In the Berkshires, in western Massachusetts, where Reed & Reed built a 10-turbine wind farm last year, opponents complain that the big machines despoil scenic vistas and the roads that lead to the towers threaten wildlife.
And wherever objections arise, projects may put environmental activists in the position of opposing a source of clean and renewable energy.
“We all care about greenhouse gases, but there are some sites that just aren’t going to work,” said Sally Stockwell, conservation director for Maine Audubon. “We have to weigh both the ecological and environmental impacts of each project to find a balance.”
One of the state’s leading environmental groups, Maine Audubon has been critical of wind farms. Audubon contends that some towers would disrupt key wildlife habitat and that the associated roads can cause unacceptable erosion. Such objections caused Maine regulators to reject one proposed project that would have put turbines near Sugarloaf Mountain, in the northwest part of the state.

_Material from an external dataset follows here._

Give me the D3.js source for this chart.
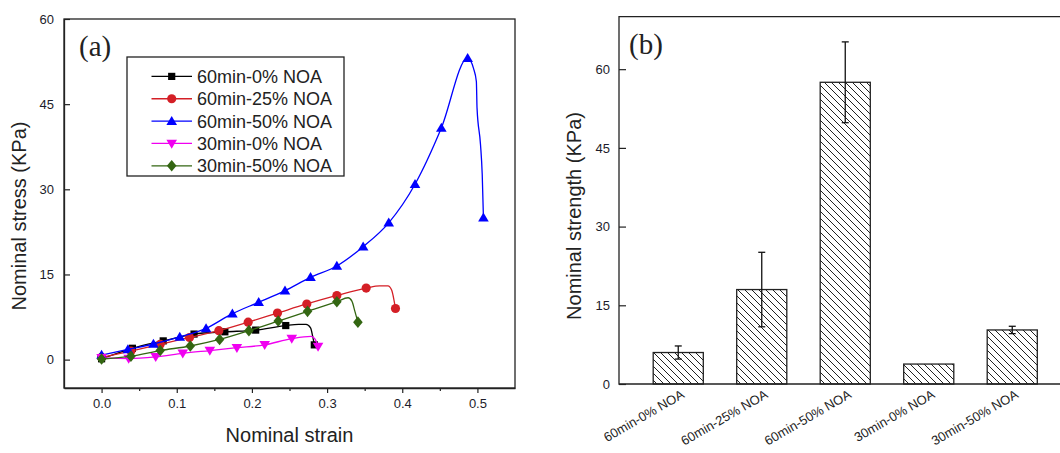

But opposition isn’t always aimed at scuttling projects. Audubon has helped convince developers to redesign wind farms to mitigate the impact on wildlife. TransCanada moved several towers in the first phase of its Kibby Mountain project, for example, because the original sites affected nesting habitat for the endangered Bicknell’s thrush.
Stockwell said Audubon does support wind energy in concept, but maintains siting is critical, as is a long-range view. “So far we’ve seen a lot of applications from developers for individual projects that make sense to them,” she said. “We don’t see anybody taking a holistic look at where we’re headed.”